▸ Given material:
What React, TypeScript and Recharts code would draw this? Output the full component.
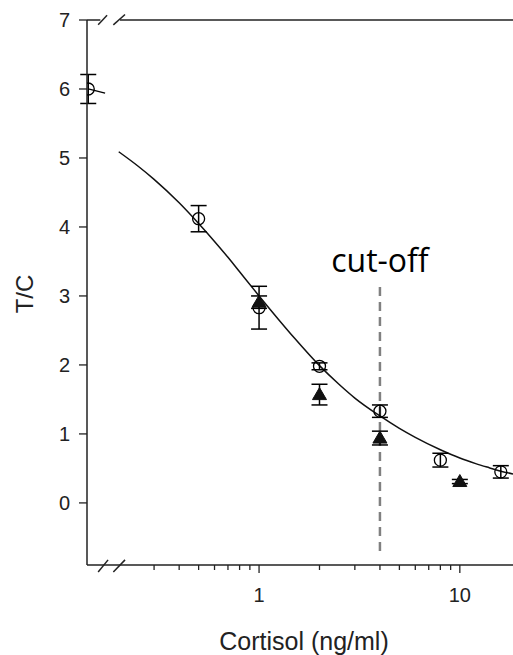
import React from 'react';
import {
  ComposedChart, XAxis, YAxis, Scatter, Line, ErrorBar, ReferenceLine, ReferenceDot, Label,
} from 'recharts';

// Open circles: mean T/C with error
const circleX = [0.141, 0.5, 1, 2, 4, 8, 16];
const circleY = [6.0, 4.12, 2.83, 1.98, 1.33, 0.62, 0.45];
const circleErr = [0.21, 0.19, 0.31, 0.05, 0.09, 0.1, 0.09];

// Filled triangles
const triX = [1, 2, 4, 10];
const triY = [2.91, 1.57, 0.94, 0.31];
const triErr = [0.09, 0.15, 0.1, 0.03];

// Fitted curve
const curveX = [0.2, 0.25, 0.3, 0.4, 0.5, 0.6, 0.7, 0.8, 1.0, 1.25, 1.5, 2.0, 2.5, 3.0, 4.0, 5.0, 6.0, 8.0, 10, 12, 14, 16, 18.4];
const curveY = [5.09, 4.88, 4.69, 4.35, 4.05, 3.79, 3.56, 3.35, 3.0, 2.66, 2.39, 1.99, 1.72, 1.52, 1.26, 1.08, 0.95, 0.77, 0.65, 0.57, 0.51, 0.46, 0.42];

const xTicks = [0.3, 0.4, 0.5, 0.6, 0.7, 0.8, 0.9, 1, 2, 3, 4, 5, 6, 7, 8, 9, 10];
const majorTicks = [1, 10];
const yTicks = [0, 1, 2, 3, 4, 5, 6, 7];

const cutoffX = 4;
const cutoffTop = 3.13;
const cutoffBottom = -0.75;

const xDomain: [number, number] = [0.139, 18.4];
const yDomain: [number, number] = [-0.9, 7];

const circles = circleX.map((x, i) => ({ x, y: circleY[i], err: circleErr[i] }));
const triangles = triX.map((x, i) => ({ x, y: triY[i], err: triErr[i] }));
const curve = curveX.map((x, i) => ({ x, y: curveY[i] }));

const AXIS = '#222';
const FONT = 'Liberation Sans, Arial, sans-serif';

const CircleShape = (p: any) => (
  <circle cx={p.cx} cy={p.cy} r={6} fill="none" stroke="#000" strokeWidth={1.3} />
);
const TriShape = (p: any) => (
  <polygon
    points={`${p.cx},${p.cy - 7} ${p.cx - 7},${p.cy + 5} ${p.cx + 7},${p.cy + 5}`}
    fill="#111"
    stroke="#111"
    strokeWidth={1}
  />
);

const XTick = (p: any) => {
  const v = p.payload.value;
  const major = majorTicks.includes(v);
  return (
    <g>
      <line x1={p.x} x2={p.x} y1={p.y} y2={p.y + (major ? 8 : 5)} stroke={AXIS} strokeWidth={1.3} />
      {major && (
        <text x={p.x} y={p.y + 23} dy="0.71em" textAnchor="middle" fontSize={20} fontFamily={FONT} fill={AXIS}>
          {v}
        </text>
      )}
    </g>
  );
};

const breakTop = [
  [{ x: 0.158, y: 6.93 }, { x: 0.175, y: 7.07 }],
  [{ x: 0.188, y: 6.93 }, { x: 0.215, y: 7.08 }],
];
const breakBottom = [
  [{ x: 0.158, y: -1.0 }, { x: 0.177, y: -0.826 }],
  [{ x: 0.188, y: -1.0 }, { x: 0.215, y: -0.826 }],
];
const topLine = [
  [{ x: 0.139, y: 7 }, { x: 0.162, y: 7 }],
  [{ x: 0.203, y: 7 }, { x: 18.4, y: 7 }],
];
const zeroTail = [{ x: 0.141, y: 6.0 }, { x: 0.171, y: 5.94 }];

export default function App() {
  return (
    <div style={{ position: 'absolute', left: 0, top: 0, background: '#fff' }}>
      <ComposedChart width={513} height={655} margin={{ top: 20, right: 0, bottom: 0, left: 0 }}>
        <XAxis
          dataKey="x"
          type="number"
          scale="log"
          domain={xDomain}
          allowDataOverflow
          ticks={xTicks}
          interval={0}
          height={90}
          tickSize={0}
          tickMargin={0}
          tickLine={false}
          tick={XTick}
          axisLine={{ stroke: AXIS, strokeWidth: 1.5 }}
          label={(props: any) => {
            const vb = props.viewBox;
            return (
              <text x={vb.x + vb.width / 2 + 4} y={650} textAnchor="middle" fontSize={25} fontFamily={FONT} fill={AXIS}>
                Cortisol (ng/ml)
              </text>
            );
          }}
        />
        <YAxis
          type="number"
          domain={yDomain}
          allowDataOverflow
          ticks={yTicks}
          interval={0}
          width={87}
          tickSize={8}
          tickMargin={9}
          tickLine={{ stroke: AXIS, strokeWidth: 1.3 }}
          axisLine={{ stroke: AXIS, strokeWidth: 1.5 }}
          tick={{ fontSize: 20, fontFamily: FONT, fill: AXIS }}
          label={() => (
            <text x={24} y={294} transform="rotate(-90 24 294)" textAnchor="middle" dominantBaseline="central" fontSize={24} fontFamily={FONT} fill={AXIS}>
              T/C
            </text>
          )}
        />
        {topLine.map((s, i) => (
          <ReferenceLine key={'t' + i} segment={s} stroke={AXIS} strokeWidth={1.5} ifOverflow="visible" />
        ))}
        {breakTop.map((s, i) => (
          <ReferenceLine key={'bt' + i} segment={s} stroke={AXIS} strokeWidth={1.5} ifOverflow="visible" />
        ))}
        {breakBottom.map((s, i) => (
          <ReferenceLine key={'bb' + i} segment={s} stroke={AXIS} strokeWidth={1.5} ifOverflow="visible" />
        ))}
        <ReferenceLine
          segment={[{ x: cutoffX, y: cutoffTop }, { x: cutoffX, y: cutoffBottom }]}
          stroke="#808080"
          strokeWidth={2.5}
          strokeDasharray="9 6"
          ifOverflow="visible"
        />
        <ReferenceDot x={cutoffX} y={cutoffTop} r={0} stroke="none" fill="none" ifOverflow="visible">
          <Label value="cut-off" position="top" offset={15} fontSize={32} fontFamily="Open Sans, sans-serif" fill="#000" />
        </ReferenceDot>
        <ReferenceLine segment={zeroTail} stroke="#000" strokeWidth={1.3} ifOverflow="visible" />
        <Line
          data={curve}
          dataKey="y"
          type="monotone"
          dot={false}
          activeDot={false}
          stroke="#111"
          strokeWidth={1.5}
          isAnimationActive={false}
        />
        <Scatter data={circles} dataKey="y" shape={CircleShape} isAnimationActive={false}>
          <ErrorBar dataKey="err" direction="y" width={8} stroke="#000" strokeWidth={1.5} />
        </Scatter>
        <Scatter data={triangles} dataKey="y" shape={TriShape} isAnimationActive={false}>
          <ErrorBar dataKey="err" direction="y" width={8} stroke="#000" strokeWidth={1.5} />
        </Scatter>
      </ComposedChart>
    </div>
  );
}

▸ Work instructions: Copy the whole listing above word for word but do not carry over the pictures.

▸ Full output:
What React, TypeScript and Recharts code would draw this? Output the full component.
import React from 'react';
import {
  ComposedChart, XAxis, YAxis, Scatter, Line, ErrorBar, ReferenceLine, ReferenceDot, Label,
} from 'recharts';

// Open circles: mean T/C with error
const circleX = [0.141, 0.5, 1, 2, 4, 8, 16];
const circleY = [6.0, 4.12, 2.83, 1.98, 1.33, 0.62, 0.45];
const circleErr = [0.21, 0.19, 0.31, 0.05, 0.09, 0.1, 0.09];

// Filled triangles
const triX = [1, 2, 4, 10];
const triY = [2.91, 1.57, 0.94, 0.31];
const triErr = [0.09, 0.15, 0.1, 0.03];

// Fitted curve
const curveX = [0.2, 0.25, 0.3, 0.4, 0.5, 0.6, 0.7, 0.8, 1.0, 1.25, 1.5, 2.0, 2.5, 3.0, 4.0, 5.0, 6.0, 8.0, 10, 12, 14, 16, 18.4];
const curveY = [5.09, 4.88, 4.69, 4.35, 4.05, 3.79, 3.56, 3.35, 3.0, 2.66, 2.39, 1.99, 1.72, 1.52, 1.26, 1.08, 0.95, 0.77, 0.65, 0.57, 0.51, 0.46, 0.42];

const xTicks = [0.3, 0.4, 0.5, 0.6, 0.7, 0.8, 0.9, 1, 2, 3, 4, 5, 6, 7, 8, 9, 10];
const majorTicks = [1, 10];
const yTicks = [0, 1, 2, 3, 4, 5, 6, 7];

const cutoffX = 4;
const cutoffTop = 3.13;
const cutoffBottom = -0.75;

const xDomain: [number, number] = [0.139, 18.4];
const yDomain: [number, number] = [-0.9, 7];

const circles = circleX.map((x, i) => ({ x, y: circleY[i], err: circleErr[i] }));
const triangles = triX.map((x, i) => ({ x, y: triY[i], err: triErr[i] }));
const curve = curveX.map((x, i) => ({ x, y: curveY[i] }));

const AXIS = '#222';
const FONT = 'Liberation Sans, Arial, sans-serif';

const CircleShape = (p: any) => (
  <circle cx={p.cx} cy={p.cy} r={6} fill="none" stroke="#000" strokeWidth={1.3} />
);
const TriShape = (p: any) => (
  <polygon
    points={`${p.cx},${p.cy - 7} ${p.cx - 7},${p.cy + 5} ${p.cx + 7},${p.cy + 5}`}
    fill="#111"
    stroke="#111"
    strokeWidth={1}
  />
);

const XTick = (p: any) => {
  const v = p.payload.value;
  const major = majorTicks.includes(v);
  return (
    <g>
      <line x1={p.x} x2={p.x} y1={p.y} y2={p.y + (major ? 8 : 5)} stroke={AXIS} strokeWidth={1.3} />
      {major && (
        <text x={p.x} y={p.y + 23} dy="0.71em" textAnchor="middle" fontSize={20} fontFamily={FONT} fill={AXIS}>
          {v}
        </text>
      )}
    </g>
  );
};

const breakTop = [
  [{ x: 0.158, y: 6.93 }, { x: 0.175, y: 7.07 }],
  [{ x: 0.188, y: 6.93 }, { x: 0.215, y: 7.08 }],
];
const breakBottom = [
  [{ x: 0.158, y: -1.0 }, { x: 0.177, y: -0.826 }],
  [{ x: 0.188, y: -1.0 }, { x: 0.215, y: -0.826 }],
];
const topLine = [
  [{ x: 0.139, y: 7 }, { x: 0.162, y: 7 }],
  [{ x: 0.203, y: 7 }, { x: 18.4, y: 7 }],
];
const zeroTail = [{ x: 0.141, y: 6.0 }, { x: 0.171, y: 5.94 }];

export default function App() {
  return (
    <div style={{ position: 'absolute', left: 0, top: 0, background: '#fff' }}>
      <ComposedChart width={513} height={655} margin={{ top: 20, right: 0, bottom: 0, left: 0 }}>
        <XAxis
          dataKey="x"
          type="number"
          scale="log"
          domain={xDomain}
          allowDataOverflow
          ticks={xTicks}
          interval={0}
          height={90}
          tickSize={0}
          tickMargin={0}
          tickLine={false}
          tick={XTick}
          axisLine={{ stroke: AXIS, strokeWidth: 1.5 }}
          label={(props: any) => {
            const vb = props.viewBox;
            return (
              <text x={vb.x + vb.width / 2 + 4} y={650} textAnchor="middle" fontSize={25} fontFamily={FONT} fill={AXIS}>
                Cortisol (ng/ml)
              </text>
            );
          }}
        />
        <YAxis
          type="number"
          domain={yDomain}
          allowDataOverflow
          ticks={yTicks}
          interval={0}
          width={87}
          tickSize={8}
          tickMargin={9}
          tickLine={{ stroke: AXIS, strokeWidth: 1.3 }}
          axisLine={{ stroke: AXIS, strokeWidth: 1.5 }}
          tick={{ fontSize: 20, fontFamily: FONT, fill: AXIS }}
          label={() => (
            <text x={24} y={294} transform="rotate(-90 24 294)" textAnchor="middle" dominantBaseline="central" fontSize={24} fontFamily={FONT} fill={AXIS}>
              T/C
            </text>
          )}
        />
        {topLine.map((s, i) => (
          <ReferenceLine key={'t' + i} segment={s} stroke={AXIS} strokeWidth={1.5} ifOverflow="visible" />
        ))}
        {breakTop.map((s, i) => (
          <ReferenceLine key={'bt' + i} segment={s} stroke={AXIS} strokeWidth={1.5} ifOverflow="visible" />
        ))}
        {breakBottom.map((s, i) => (
          <ReferenceLine key={'bb' + i} segment={s} stroke={AXIS} strokeWidth={1.5} ifOverflow="visible" />
        ))}
        <ReferenceLine
          segment={[{ x: cutoffX, y: cutoffTop }, { x: cutoffX, y: cutoffBottom }]}
          stroke="#808080"
          strokeWidth={2.5}
          strokeDasharray="9 6"
          ifOverflow="visible"
        />
        <ReferenceDot x={cutoffX} y={cutoffTop} r={0} stroke="none" fill="none" ifOverflow="visible">
          <Label value="cut-off" position="top" offset={15} fontSize={32} fontFamily="Open Sans, sans-serif" fill="#000" />
        </ReferenceDot>
        <ReferenceLine segment={zeroTail} stroke="#000" strokeWidth={1.3} ifOverflow="visible" />
        <Line
          data={curve}
          dataKey="y"
          type="monotone"
          dot={false}
          activeDot={false}
          stroke="#111"
          strokeWidth={1.5}
          isAnimationActive={false}
        />
        <Scatter data={circles} dataKey="y" shape={CircleShape} isAnimationActive={false}>
          <ErrorBar dataKey="err" direction="y" width={8} stroke="#000" strokeWidth={1.5} />
        </Scatter>
        <Scatter data={triangles} dataKey="y" shape={TriShape} isAnimationActive={false}>
          <ErrorBar dataKey="err" direction="y" width={8} stroke="#000" strokeWidth={1.5} />
        </Scatter>
      </ComposedChart>
    </div>
  );
}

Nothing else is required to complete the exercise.